Faisal Basri: Dibanding Naikkan Iuran BPJS Kesehatan, Lebih Baik Tekan Anggaran Kementerian Pertahanan
Tangkap layar Ekonom Senior Institute for Development of Economics and Finance (Indef) Faisal Basri. (Mery Handayani/VOI)

Bagikan:

JAKARTA - Ekonom Senior Institute for Development of Economics and Finance (Indef) Faisal Basri mengatakan, daripada menaikkan iuran BPJS Kesehatan, pemerintah bisa menekan sejumlah anggaran kementerian untuk penanganan virus corona atau COVID-19. Salah satunya, anggaran Kementerian Pertahanan.

Menurut Faisal, saat ini tidak ada urgensi bahwa Indonesia akan perang, sehingga alokasi anggaran belanja barang guna modernisasi peralatan pertahanan dapat ditunda. Sehingga, anggaran bisa ditekan di angka minum yakni Rp50 triliun. Sebab, saat ini Indonesia sedang mengahadapi musuh yang tak kasat mata.

"Saya lihat prioritasnya belum menunjukan sense of urgency, bahwa ini krisis bahkan bisa lebih parah dari 2008. Jadi di tengah kondisi seperti ini, yang kita perangi adalah hantu virus. Tapi anggaran pertahanan cuma diturunkan dari Rp131 triliun menjadi Rp122 triliun. Ini luar biasa," tuturnya, dalam diskusi daring dengan tema 'COVID-19 dan Stimulus Ekonomi', Rabu, 13 Mei.

Faisal mengatakan, pemerintah juga masih mungkin mengoptimalkan anggaran kementerian lain untuk membantu penanganan COVID-19. Sehingga, menurutnya, tidak perlu berutang.

"Jadi tolong, kalau betul-betul kita krisis, anggaran pertahanannya yang paling minimum saja mungkin Rp50 triliun, dari situ saja kita bisa dapat Rp70 triliun. Jadi jangan ngutang dulu diperbanyak, dikonsolidasi dulu," jelasnya.

Tak hanya anggaran Kementerian Pertahanan yang masih bisa dipangkas, Faisal mengatakan, Kementerian PUPR pun masih bisa berhemat untuk membantu pemerintah menangani dampak COVID-19. Salah satunya, dengan menunda proyek-proyek besar, seperti proyek pembangungan ibu kota baru.

"Ini justru tidak ada satupun yang di-rescheduling ya. Proyek ibu kota jalan terus apapun yang terjadi. Ini luar biasa, enggak ada negara seberani ini ya," ucapnya.
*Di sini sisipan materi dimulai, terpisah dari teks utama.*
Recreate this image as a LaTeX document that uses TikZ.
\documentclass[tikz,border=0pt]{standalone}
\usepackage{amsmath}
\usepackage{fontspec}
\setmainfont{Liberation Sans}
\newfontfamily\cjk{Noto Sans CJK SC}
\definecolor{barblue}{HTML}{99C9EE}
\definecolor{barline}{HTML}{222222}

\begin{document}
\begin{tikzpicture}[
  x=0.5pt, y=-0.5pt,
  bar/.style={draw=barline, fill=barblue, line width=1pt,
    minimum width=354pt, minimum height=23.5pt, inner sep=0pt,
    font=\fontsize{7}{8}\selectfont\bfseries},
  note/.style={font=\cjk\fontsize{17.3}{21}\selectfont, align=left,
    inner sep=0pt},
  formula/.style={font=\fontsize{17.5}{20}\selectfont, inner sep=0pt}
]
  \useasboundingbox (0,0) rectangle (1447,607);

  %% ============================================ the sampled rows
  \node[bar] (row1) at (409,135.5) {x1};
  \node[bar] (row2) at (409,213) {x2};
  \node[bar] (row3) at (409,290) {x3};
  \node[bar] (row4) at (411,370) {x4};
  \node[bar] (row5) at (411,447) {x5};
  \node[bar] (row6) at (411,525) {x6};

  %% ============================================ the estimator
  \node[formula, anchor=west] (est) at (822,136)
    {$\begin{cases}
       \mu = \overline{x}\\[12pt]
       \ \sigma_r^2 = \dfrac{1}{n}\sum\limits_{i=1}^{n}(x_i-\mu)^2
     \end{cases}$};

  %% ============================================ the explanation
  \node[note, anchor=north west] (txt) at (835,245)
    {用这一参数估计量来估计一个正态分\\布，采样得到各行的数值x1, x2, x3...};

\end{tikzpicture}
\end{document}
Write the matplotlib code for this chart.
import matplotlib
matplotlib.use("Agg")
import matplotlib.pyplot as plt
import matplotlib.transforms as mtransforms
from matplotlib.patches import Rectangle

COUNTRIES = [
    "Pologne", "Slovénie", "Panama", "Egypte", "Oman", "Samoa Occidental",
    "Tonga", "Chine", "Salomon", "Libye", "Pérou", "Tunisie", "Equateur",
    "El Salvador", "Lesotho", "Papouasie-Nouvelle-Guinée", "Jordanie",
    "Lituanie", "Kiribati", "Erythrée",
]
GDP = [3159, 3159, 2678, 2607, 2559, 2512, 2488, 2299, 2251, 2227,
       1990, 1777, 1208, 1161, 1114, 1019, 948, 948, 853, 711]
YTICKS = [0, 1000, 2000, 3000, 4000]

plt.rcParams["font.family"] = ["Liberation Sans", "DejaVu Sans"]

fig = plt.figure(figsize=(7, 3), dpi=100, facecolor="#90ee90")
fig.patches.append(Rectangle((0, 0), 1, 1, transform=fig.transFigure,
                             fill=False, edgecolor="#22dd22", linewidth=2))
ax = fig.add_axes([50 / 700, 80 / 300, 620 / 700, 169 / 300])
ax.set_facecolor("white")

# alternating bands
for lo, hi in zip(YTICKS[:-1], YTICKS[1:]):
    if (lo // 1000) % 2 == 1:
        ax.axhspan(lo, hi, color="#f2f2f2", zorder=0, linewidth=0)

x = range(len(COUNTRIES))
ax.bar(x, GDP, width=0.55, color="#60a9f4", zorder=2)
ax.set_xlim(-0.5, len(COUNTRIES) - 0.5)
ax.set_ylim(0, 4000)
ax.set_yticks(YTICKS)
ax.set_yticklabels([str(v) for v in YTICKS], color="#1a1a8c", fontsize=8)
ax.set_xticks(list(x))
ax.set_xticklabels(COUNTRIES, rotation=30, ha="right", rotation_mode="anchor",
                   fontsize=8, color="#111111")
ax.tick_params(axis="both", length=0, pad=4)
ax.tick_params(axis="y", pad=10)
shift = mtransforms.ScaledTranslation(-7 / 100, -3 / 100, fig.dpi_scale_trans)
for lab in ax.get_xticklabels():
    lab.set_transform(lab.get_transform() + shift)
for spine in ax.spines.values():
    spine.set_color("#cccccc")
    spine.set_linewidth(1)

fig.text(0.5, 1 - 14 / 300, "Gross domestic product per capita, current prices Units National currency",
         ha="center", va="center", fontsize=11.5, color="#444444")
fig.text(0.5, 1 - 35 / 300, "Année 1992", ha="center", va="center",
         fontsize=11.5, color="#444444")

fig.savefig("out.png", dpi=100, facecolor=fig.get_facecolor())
Lebih lanjut, Faisal mengatakan, Kementerian PUPR bisa fokus pada proyek-proyek padat karya. Sehingga dapat membantu masyarakat kota maupun desa. Seperti dengan memperbaiki jalan-jalan di desa, ataupun memperbaiki selokan.
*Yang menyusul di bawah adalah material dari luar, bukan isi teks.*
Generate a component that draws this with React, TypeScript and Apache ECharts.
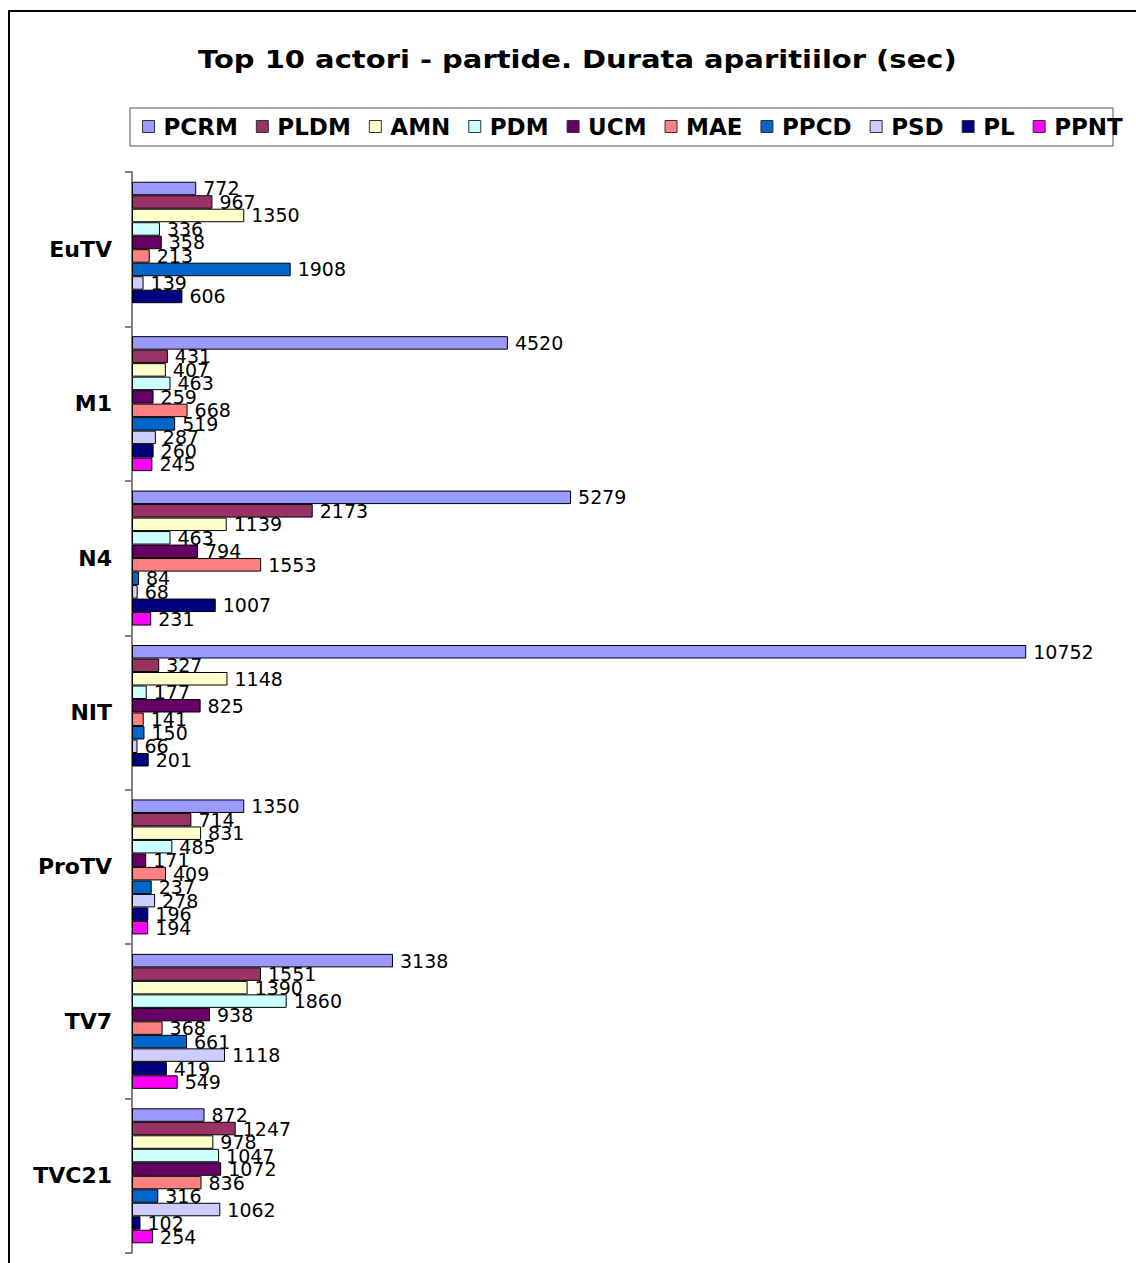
import React, { useEffect, useRef } from "react";
import * as echarts from "echarts";

const categories = ["EuTV", "M1", "N4", "NIT", "ProTV", "TV7", "TVC21"];
const seriesNames = ["PCRM", "PLDM", "AMN", "PDM", "UCM", "MAE", "PPCD", "PSD", "PL", "PPNT"];
const PCRM = [772, 4520, 5279, 10752, 1350, 3138, 872];
const PLDM = [967, 431, 2173, 327, 714, 1551, 1247];
const AMN = [1350, 407, 1139, 1148, 831, 1390, 978];
const PDM = [336, 463, 463, 177, 485, 1860, 1047];
const UCM = [358, 259, 794, 825, 171, 938, 1072];
const MAE = [213, 668, 1553, 141, 409, 368, 836];
const PPCD = [1908, 519, 84, 150, 237, 661, 316];
const PSD = [139, 287, 68, 66, 278, 1118, 1062];
const PL = [606, 260, 1007, 201, 196, 419, 102];
const PPNT = [null, 245, 231, null, 194, 549, 254];
const seriesValues = [PCRM, PLDM, AMN, PDM, UCM, MAE, PPCD, PSD, PL, PPNT];
const colors = ["#9999FF", "#993366", "#FFFFCC", "#CCFFFF", "#660066", "#FF8080", "#0066CC", "#CCCCFF", "#000080", "#FF00FF"];
const titleText = "Top 10 actori - partide. Durata aparitiilor (sec)";

const FONT = "DejaVu Sans, Verdana, sans-serif";

export default function App() {
  const ref = useRef<HTMLDivElement>(null);
  useEffect(() => {
    if (!ref.current) return;
    const chart = echarts.init(ref.current, null, { renderer: "svg" });
    chart.setOption({
      animation: false,
      backgroundColor: "#fff",
      color: colors,
      legend: {
        data: seriesNames,
        left: 134,
        top: 107,
        itemWidth: 12,
        itemHeight: 12,
        itemGap: 18,
        icon: "rect",
        padding: 0,
        itemStyle: { borderColor: "#333", borderWidth: 1 },
        textStyle: { fontFamily: FONT, fontSize: 23, fontWeight: "bold", color: "#000", padding: [0, 0, 0, 4] },
      },
      graphic: [
        { type: "line", shape: { x1: 0, y1: 3, x2: 1130, y2: 3 }, style: { stroke: "#000", lineWidth: 2 } },
        { type: "line", shape: { x1: 1, y1: 2, x2: 1, y2: 1260 }, style: { stroke: "#000", lineWidth: 2 } },
        { type: "rect", shape: { x: 122, y: 100, width: 983, height: 38 }, style: { fill: "none", stroke: "#555", lineWidth: 1 } },
        {
          type: "text",
          x: 190,
          y: 51,
          scaleX: 1.16,
          style: {
            text: titleText,
            fontFamily: FONT,
            fontSize: 25,
            fontWeight: "bold",
            fill: "#000",
            verticalAlign: "middle",
            align: "left",
          },
        },
      ],
      grid: { left: 124, right: 6, top: 164, bottom: 10, containLabel: false },
      xAxis: {
        type: "value",
        min: 0,
        max: 12000,
        axisLine: { show: false },
        axisTick: { show: false },
        axisLabel: { show: false },
        splitLine: { show: false },
      },
      yAxis: {
        type: "category",
        data: categories,
        inverse: true,
        axisLine: { show: true, lineStyle: { color: "#808080", width: 2 } },
        axisTick: { show: true, length: 7, lineStyle: { color: "#808080", width: 2 } },
        axisLabel: { margin: 20, fontFamily: FONT, fontSize: 22, fontWeight: "bold", color: "#000" },
      },
      series: seriesNames.map((name, i) => ({
        name,
        type: "bar",
        data: seriesValues[i],
        barGap: "0%",
        barCategoryGap: "12.6%",
        itemStyle: { color: colors[i], borderColor: "#000", borderWidth: 1 },
        label: {
          show: true,
          position: "right",
          distance: 7,
          fontFamily: FONT,
          fontSize: 19,
          color: "#000",
        },
      })),
    });
    return () => chart.dispose();
  }, []);
  return (
    <div style={{ position: "absolute", left: 8, top: 8, width: 1128, height: 1255, overflow: "hidden" }}>
      <div ref={ref} style={{ width: 1128, height: 1255 }} />
    </div>
  );
}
"Apa yang mau dibangun? Yang mau kita selamatkan manusianya, bukan fisiknya. PUPR hanya diturunkan anggaranya dari Rp120 triliun jadi Rp95,6 triliun. Jadi bisa lagi kita dapat Rp50 triliun dari situ, sisanya untuk PUPR ini yang proyek padat karya semua lah," jelasnya.

Kemudian, kata Faisal, tambahan dana bisa didapat pemerintah dengan memangkas anggaran Kementerian Agama, Kementerian Perhubungan dan Kementerian Keuangan.

"Virus ini bakal selesai dengan dakwah? Kan tidak. Kementerian Agama cuma dipotong dari Rp65 triliun menjadi Rp62,4 triliun. Kemudian Kementerian Perhubungan Rp43,5 triliun menjadi Rp37 triliun. Lalu, Kementerian Keuangan Rp43,5 triliun jadi 41 triliun," tuturnya.

Menurut Faisal, di kondisi sulit ini kementerian-kementerian tersebut hanya memangkas anggaran sedikit, yang tidak ada bedanya dengan pehematan pada saat kondisi normal. Padahal, kalau pemerintah mau untuk menghemat lebih, dana yang akan terkumpul untuk penanganan dari realokasi anggaran kementerian ini besar.

"Potongnya ecek-ecek, sepertinya di keadaan normal gitu yang minta penghematan, yang sudah biasa dilakukan selama ini juga begini. Jadi ini tidak mencerminkan kondisi pemerintah ada urgensinya. Saya prihatin yang dipikirkan adalah utang dulu, bukan usaha dulu bukan hemat-hemat dulu," tuturnya.